Some people would suggest that burning just be made more powerful, but that makes the packet size available for burning damage difficult to balance. A single burning tick at max levels of condition damage is roughly 1000 damage. Going from 1 tick to 2 ticks potentially adds a full 1000 damage to a skill, and if you increase the scaling even more, you’ll make that granularity of tuning even worse.
Additionally, condition damage specs need to apply multiple stacks of numerous conditions in order to be really effective. This works reasonably well in solo play and sPvP, where most of the fights are very small group encounters. However, this system breaks down for several builds in many PvE and WvW environments due to the 25 stack condition caps. Once you hit the 25 instance limit for each condition, you start completely losing damage for your conditions as new conditions are applied replacing old ones. (There seems to be a misconception that the highest damage conditions are the ones that get priority, but this doesn’t appear to be the case in testing). So you’re basically just giving up damage any time you have 2 or more condition specced players hitting a target for a sustained period of time. It has been implied that this cap on conditions is a technical limitation around the management of all the condition stacks rather than a design decision, and I hope that this solution would help to eliminate this limit or make it much harder to reach.

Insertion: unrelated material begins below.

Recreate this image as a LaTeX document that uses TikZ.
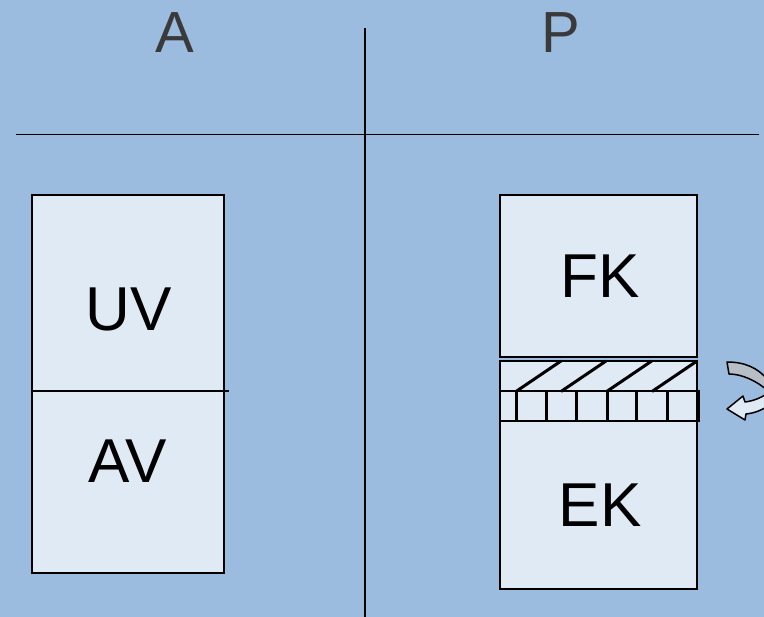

A quick example that is probably at the far end of the ‘bad’ part of the design currently in place:
Elementalists with a dagger mainhand gets a Drake’s Breath skill with a 5 second cooldown that causes 12 seconds of burning without any traits at all. If you add a dagger offhand, you get another 5 second burn on a 15 second cooldown using Ring of Fire. Put those two together, and you’re sitting on 29 seconds worth of burning applied over a 15 second period. This is before you add in condition duration from traits and food, which would take it up to 48s of burning applied in 15s. If you have any of the additional burn procs that you can spec into in the fire tree, it gets even worse. I assume the intent of those skills wasn’t “stack up a ton of burning and then come back in a minute to refresh it.” This is obviously even more of a problem when you get in a group that has burning from other sources. Nobody can actually effectively play this mythical Fire Ele as a spec because so much of the damage is burning based that you’ll never actually see any of it tick after the first few seconds of a fight.